(begin)
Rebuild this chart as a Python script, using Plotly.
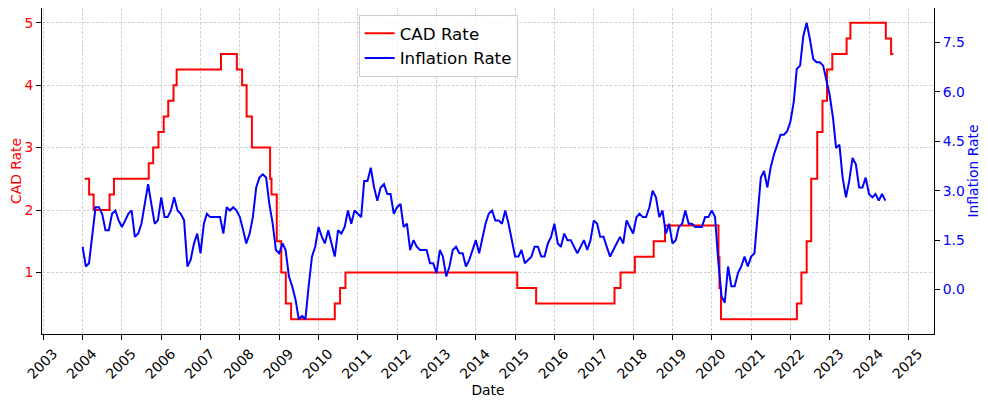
import pandas as pd
import plotly.graph_objects as go

# Bank of Canada policy rate (change dates and new rate)
cad_dates = ["2004-01-20", "2004-03-02", "2004-04-13", "2004-09-08", "2004-10-19",
             "2005-09-07", "2005-10-18", "2005-12-06", "2006-01-24", "2006-03-07",
             "2006-04-25", "2006-05-24", "2007-07-10", "2007-12-04", "2008-01-22",
             "2008-03-04", "2008-04-22", "2008-10-08", "2008-10-21", "2008-12-09",
             "2009-01-20", "2009-03-03", "2009-04-21", "2010-06-01", "2010-07-20",
             "2010-09-08", "2015-01-21", "2015-07-15", "2017-07-12", "2017-09-06",
             "2018-01-17", "2018-07-11", "2018-10-24", "2020-03-04", "2020-03-13",
             "2020-03-27", "2022-03-02", "2022-04-13", "2022-06-01", "2022-07-13",
             "2022-09-07", "2022-10-26", "2022-12-07", "2023-01-25", "2023-06-07",
             "2023-07-12", "2024-06-05", "2024-07-24", "2024-08-15"]
cad_rates = [2.5, 2.25, 2.0, 2.25, 2.5,
             2.75, 3.0, 3.25, 3.5, 3.75,
             4.0, 4.25, 4.5, 4.25, 4.0,
             3.5, 3.0, 2.5, 2.25, 1.5,
             1.0, 0.5, 0.25, 0.5, 0.75,
             1.0, 0.75, 0.5, 0.75, 1.0,
             1.25, 1.5, 1.75, 1.25, 0.75,
             0.25, 0.5, 1.0, 1.5, 2.5,
             3.25, 3.75, 4.25, 4.5, 4.75,
             5.0, 4.75, 4.5, 4.5]

# Monthly CPI inflation (year over year, %), Jan 2004 .. Jun 2024
infl_start = "2004-01-01"
inflation = [
    1.3, 0.7, 0.8, 1.6, 2.5, 2.5, 2.3, 1.8, 1.8, 2.3, 2.4, 2.1,   # 2004
    1.9, 2.1, 2.3, 2.4, 1.6, 1.7, 2.0, 2.6, 3.2, 2.6, 2.0, 2.1,   # 2005
    2.8, 2.2, 2.2, 2.4, 2.8, 2.4, 2.3, 2.1, 0.7, 0.9, 1.4, 1.7,   # 2006
    1.1, 2.0, 2.3, 2.2, 2.2, 2.2, 2.2, 1.7, 2.5, 2.4, 2.5, 2.4,   # 2007
    2.2, 1.8, 1.4, 1.7, 2.2, 3.1, 3.4, 3.5, 3.4, 2.6, 2.0, 1.2,   # 2008
    1.1, 1.4, 1.2, 0.4, 0.1, -0.3, -0.9, -0.8, -0.9, 0.1, 1.0, 1.3,  # 2009
    1.9, 1.6, 1.4, 1.8, 1.4, 1.0, 1.8, 1.7, 1.9, 2.4, 2.0, 2.4,   # 2010
    2.3, 2.2, 3.3, 3.3, 3.7, 3.1, 2.7, 3.1, 3.2, 2.9, 2.9, 2.3,   # 2011
    2.5, 2.6, 1.9, 2.0, 1.2, 1.5, 1.3, 1.2, 1.2, 1.2, 0.8, 0.8,   # 2012
    0.5, 1.2, 1.0, 0.4, 0.7, 1.2, 1.3, 1.1, 1.1, 0.7, 0.9, 1.2,   # 2013
    1.5, 1.1, 1.5, 2.0, 2.3, 2.4, 2.1, 2.1, 2.0, 2.4, 2.0, 1.5,   # 2014
    1.0, 1.0, 1.2, 0.8, 0.9, 1.0, 1.3, 1.3, 1.0, 1.0, 1.4, 1.6,   # 2015
    2.0, 1.4, 1.3, 1.7, 1.5, 1.5, 1.3, 1.1, 1.3, 1.5, 1.2, 1.5,   # 2016
    2.1, 2.0, 1.6, 1.6, 1.3, 1.0, 1.2, 1.4, 1.6, 1.4, 2.1, 1.9,   # 2017
    1.7, 2.2, 2.3, 2.2, 2.2, 2.5, 3.0, 2.8, 2.2, 2.4, 1.7, 2.0,   # 2018
    1.4, 1.5, 1.9, 2.0, 2.4, 2.0, 2.0, 1.9, 1.9, 1.9, 2.2, 2.2,   # 2019
    2.4, 2.2, 0.9, -0.2, -0.4, 0.7, 0.1, 0.1, 0.5, 0.7, 1.0, 0.7,  # 2020
    1.0, 1.1, 2.2, 3.4, 3.6, 3.1, 3.7, 4.1, 4.4, 4.7, 4.7, 4.8,   # 2021
    5.1, 5.7, 6.7, 6.8, 7.7, 8.1, 7.6, 7.0, 6.9, 6.9, 6.8, 6.3,   # 2022
    5.9, 5.2, 4.3, 4.4, 3.4, 2.8, 3.3, 4.0, 3.8, 3.1, 3.1, 3.4,   # 2023
    2.9, 2.8, 2.9, 2.7, 2.9, 2.7,                                 # 2024
]
infl_dates = pd.date_range(infl_start, periods=len(inflation), freq="MS")

left_ticks = [1, 2, 3, 4, 5]
right_ticks = [0.0, 1.5, 3.0, 4.5, 6.0, 7.5]

FONT = "DejaVu Sans"
FS = 13.9
GRID = "rgba(175,175,175,0.55)"
GRID_DASH = "3px,1.5px"

# matplotlib-like 5% data margins
cad_ts = pd.to_datetime(cad_dates)
x0 = min(cad_ts.min(), infl_dates.min())
x1 = max(cad_ts.max(), infl_dates.max())
xpad = (x1 - x0) * 0.05
ylo, yhi = min(cad_rates), max(cad_rates)
ypad = (yhi - ylo) * 0.05
ilo, ihi = min(inflation), max(inflation)
ipad = (ihi - ilo) * 0.05

fig = go.Figure()
fig.add_trace(go.Scatter(x=cad_ts, y=cad_rates, mode="lines", name="CAD Rate",
                         line=dict(color="red", width=2, shape="hv")))
fig.add_trace(go.Scatter(x=infl_dates, y=inflation, mode="lines", name="Inflation Rate",
                         yaxis="y2", line=dict(color="blue", width=2)))

# the page body adds an 8px offset; the figure is sized so the plot lands in place
fig.update_layout(
    width=980, height=393,
    margin=dict(l=34, r=54, t=0, b=67, autoexpand=False),
    paper_bgcolor="white", plot_bgcolor="white",
    font=dict(family=FONT, size=FS, color="black"),
    showlegend=True,
    legend=dict(x=0.355, y=0.979, xanchor="left", yanchor="top",
                bgcolor="rgba(255,255,255,0.8)", bordercolor="#cccccc", borderwidth=1,
                font=dict(size=16.7, color="black"), tracegroupgap=0),
    xaxis=dict(type="date", range=[x0 - xpad, x1 + xpad], automargin=False,
               tick0="2003-01-01", dtick="M12", tickformat="%Y", tickangle=-45,
               ticklabelshift=10,
               showgrid=True, gridcolor=GRID, griddash=GRID_DASH, gridwidth=0.8,
               showline=True, linecolor="black", linewidth=1, mirror=True,
               ticks="outside", ticklen=5, tickcolor="black",
               tickfont=dict(size=FS, color="black"),
               title=dict(text="Date", font=dict(size=FS, color="black"), standoff=0),
               zeroline=False),
    yaxis=dict(range=[ylo - ypad, yhi + ypad], tickvals=left_ticks, automargin=False,
               showgrid=True, gridcolor=GRID, griddash=GRID_DASH, gridwidth=0.8,
               showline=True, linecolor="black", linewidth=1,
               ticks="outside", ticklen=5, tickcolor="black",
               tickfont=dict(size=FS, color="red"),
               title=dict(text="CAD Rate", font=dict(size=FS, color="red"), standoff=3),
               zeroline=False),
    yaxis2=dict(range=[ilo - ipad, ihi + ipad], tickvals=right_ticks, tickformat=".1f",
                overlaying="y", side="right", showgrid=False, automargin=False,
                showline=True, linecolor="black", linewidth=1,
                ticks="outside", ticklen=5, tickcolor="black",
                tickfont=dict(size=FS, color="blue"),
                title=dict(text="Inflation Rate", font=dict(size=FS, color="blue"), standoff=3),
                zeroline=False),
)

fig.write_html("out.html")
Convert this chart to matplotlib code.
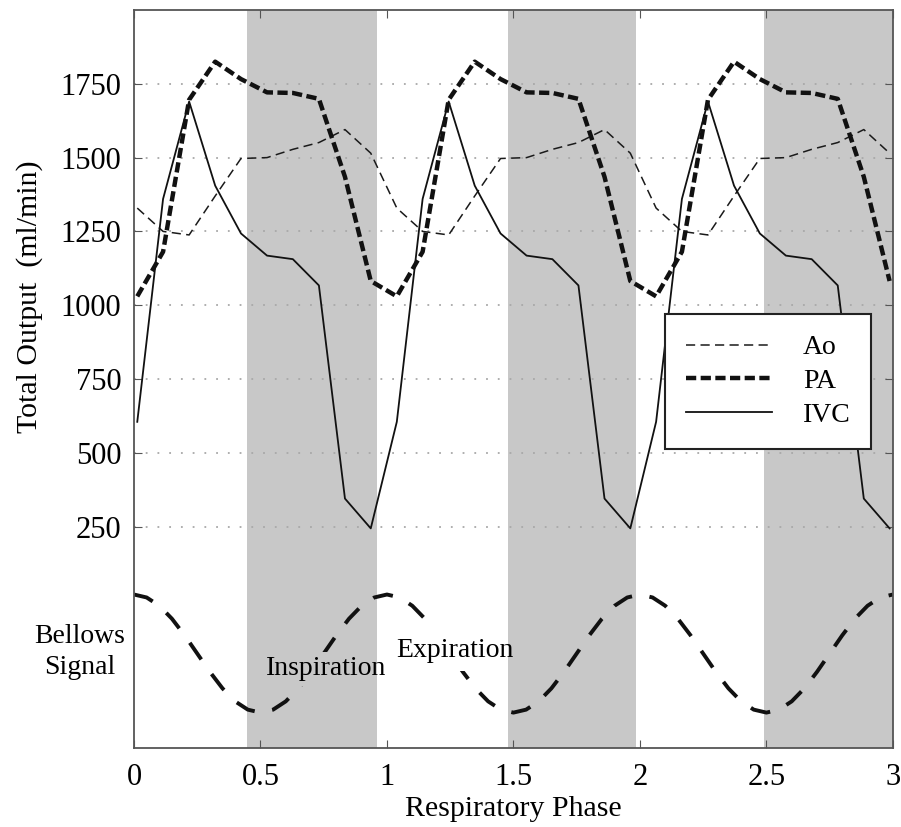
import numpy as np
import matplotlib
matplotlib.use('Agg')
import matplotlib.pyplot as plt
from matplotlib.patches import Rectangle

cycle_phase = [0.013, 0.115, 0.218, 0.321, 0.423, 0.526, 0.628, 0.731, 0.834, 0.936]
cycle_start = [0.0, 1.026, 2.051]

ao_cycle = [1329, 1250, 1238, 1370, 1497, 1500, 1528, 1551, 1595, 1515]
pa_cycle = [1030, 1181, 1696, 1825, 1766, 1721, 1719, 1699, 1435, 1082]
ivc_cycle = [605, 1360, 1690, 1405, 1243, 1168, 1156, 1067, 345, 244]

# bellows trace for one cycle, arbitrary units placed under the flow curves
bellows_phase = [0.0, 0.05, 0.1, 0.15, 0.2, 0.25, 0.3, 0.35, 0.4, 0.45, 0.5,
                 0.55, 0.6, 0.65, 0.7, 0.75, 0.8, 0.85, 0.9, 0.95]
bellows_cycle = [20, 10, -18, -62, -118, -180, -242, -298, -342, -370, -380,
                 -370, -342, -298, -242, -180, -118, -62, -18, 10]

# inspiration windows (shaded)
insp_start = [0.446, 1.477, 2.49]
insp_end = [0.96, 1.984, 3.0]

yticks = [250, 500, 750, 1000, 1250, 1500, 1750]
xticks = [0, 0.5, 1, 1.5, 2, 2.5, 3]
xticklabels = ['0', '0.5', '1', '1.5', '2', '2.5', '3']

SHADE = '#c8c8c8'


def main():
	plt.rcParams['font.family'] = ['Liberation Serif', 'DejaVu Serif']
	plt.rcParams['font.size'] = 20

	phase = np.concatenate([np.array(cycle_phase) + s for s in cycle_start])
	ao = np.tile(ao_cycle, 3)
	pa = np.tile(pa_cycle, 3)
	ivc = np.tile(ivc_cycle, 3)

	b_phase = np.concatenate([np.array(bellows_phase) + k for k in range(3)] + [[3.0]])
	bellows = np.concatenate([np.tile(bellows_cycle, 3), [bellows_cycle[0]]])

	fig = plt.figure(figsize=(9.01, 8.27), dpi=100)
	ax = fig.add_axes([0.1487, 0.0955, 0.8423, 0.8924])

	spans = []
	for a, b in zip(insp_start, insp_end):
		spans.append(ax.axvspan(a, b, color=SHADE, lw=0, zorder=0))

	ax.set_yticks(yticks)
	ax.yaxis.grid(True, color='#a8a8a8', linestyle=(0, (1, 5.5)), lw=1.3)
	ax.set_axisbelow(True)

	ax.plot(phase, ao, color='#1a1a1a', lw=1.1, linestyle=(0, (6.0, 3.5)), label='Ao')
	ax.plot(phase, pa, color='#111111', lw=3.2, linestyle=(0, (2.3, 1.0)), label='PA')
	ax.plot(phase, ivc, color='#111111', lw=1.3, label='IVC')
	ax.plot(b_phase, bellows, color='#111111', lw=2.8, linestyle=(0, (5.2, 4.6)))

	ax.set_xlim(0, 3)
	ax.set_ylim(-500, 2000)
	ax.set_xticks(xticks)
	ax.set_xticklabels(xticklabels)
	ax.tick_params(direction='in', top=True, right=True, length=6, color='#555555',
	               labelsize=22)
	ax.tick_params(axis='y', pad=9)
	ax.tick_params(axis='x', pad=11)

	for sp in ax.spines.values():
		sp.set_color('#555555')
		sp.set_linewidth(1.3)

	ax.set_xlabel('Respiratory Phase', labelpad=3, fontsize=21.5)
	ax.set_ylabel('Total Output  (ml/min)', fontsize=21.5)
	ax.yaxis.set_label_coords(-0.12, 0.612)

	ax.text(-0.215, -175, 'Bellows\nSignal', ha='center', va='center',
	        linespacing=1.35, clip_on=False)

	# the phase labels sit on top of the bellows trace and hide it;
	# keep each label's backing box inside its own band
	t_in = ax.text(0.52, -232, 'Inspiration', ha='left', va='center', zorder=5,
	               bbox=dict(boxstyle='square,pad=0.15', fc=SHADE, ec='none'))
	t_ex = ax.text(1.037, -168, 'Expiration', ha='left', va='center', zorder=5,
	               bbox=dict(boxstyle='square,pad=0.3', fc='white', ec='none'))
	white_band = Rectangle((insp_end[0], 0), insp_start[1] - insp_end[0], 1,
	                       transform=ax.get_xaxis_transform())
	t_in.get_bbox_patch().set_clip_path(spans[0])
	t_in.get_bbox_patch().set_clip_on(True)
	t_ex.get_bbox_patch().set_clip_path(white_band)
	t_ex.get_bbox_patch().set_clip_on(True)

	leg = ax.legend(loc='upper left', bbox_to_anchor=(0.7, 0.588), borderaxespad=0,
	                handlelength=3.1, handletextpad=1.1, borderpad=0.75,
	                labelspacing=0.3, fancybox=False, framealpha=1)
	leg.get_frame().set_edgecolor('#222222')
	leg.get_frame().set_linewidth(1.5)

	fig.savefig('out.png', dpi=100)


if __name__ == "__main__":
	main()
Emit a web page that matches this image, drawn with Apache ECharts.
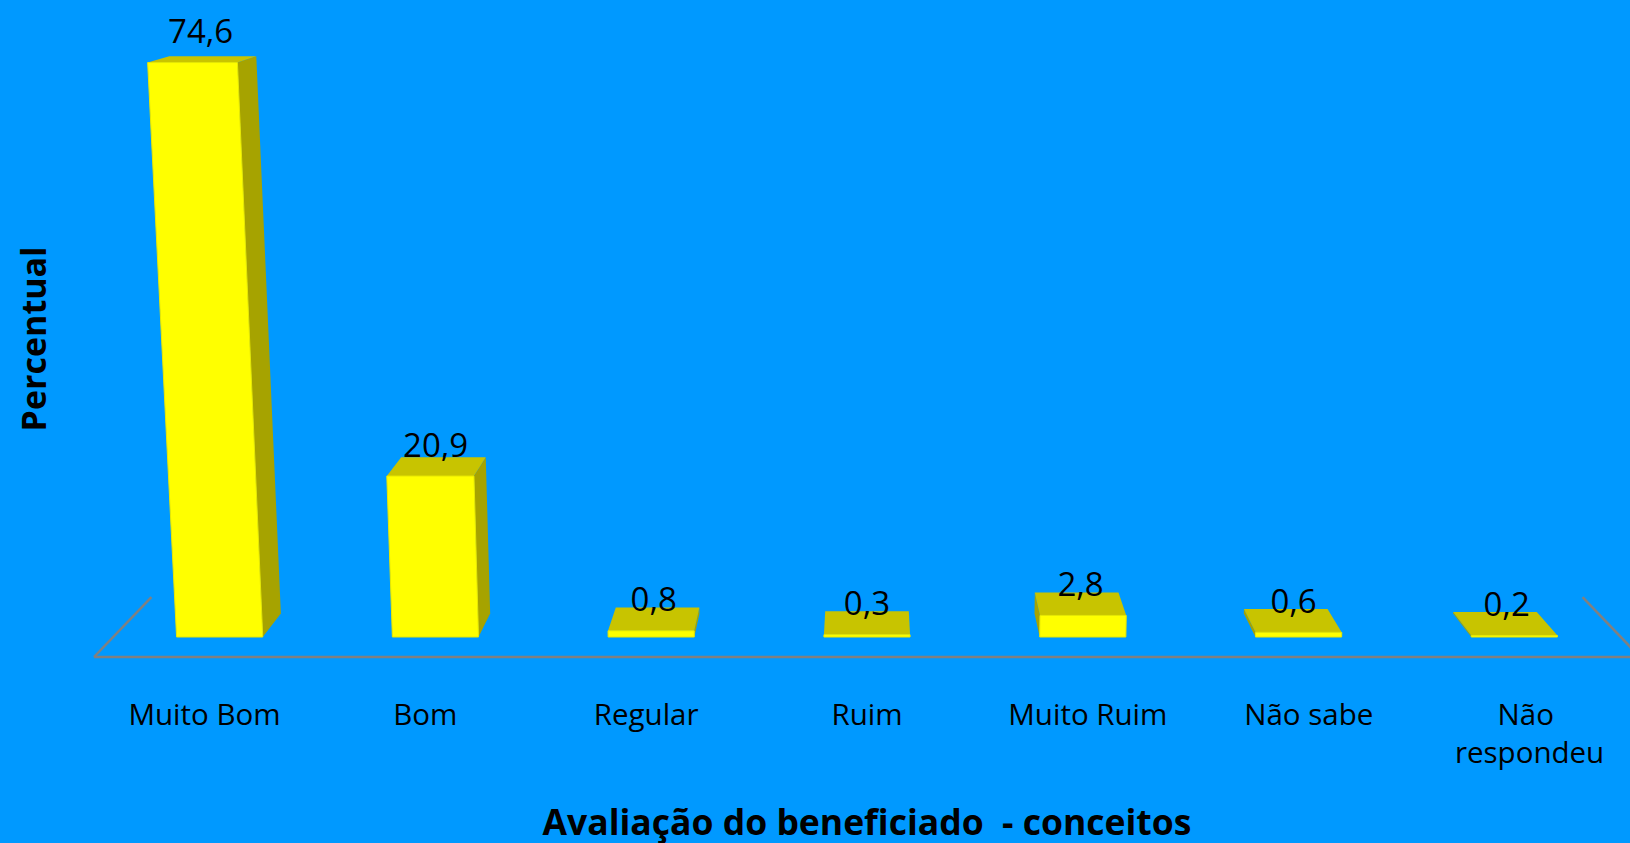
(end)
## Problem statement
Look above for the line with "Convert this chart to matplotlib code." and the line with "1067, 345, 244]", then copy exactly the lines from the first through the second, both kept, with no pictures.

## Task response
Convert this chart to matplotlib code.
import numpy as np
import matplotlib
matplotlib.use('Agg')
import matplotlib.pyplot as plt
from matplotlib.patches import Rectangle

cycle_phase = [0.013, 0.115, 0.218, 0.321, 0.423, 0.526, 0.628, 0.731, 0.834, 0.936]
cycle_start = [0.0, 1.026, 2.051]

ao_cycle = [1329, 1250, 1238, 1370, 1497, 1500, 1528, 1551, 1595, 1515]
pa_cycle = [1030, 1181, 1696, 1825, 1766, 1721, 1719, 1699, 1435, 1082]
ivc_cycle = [605, 1360, 1690, 1405, 1243, 1168, 1156, 1067, 345, 244]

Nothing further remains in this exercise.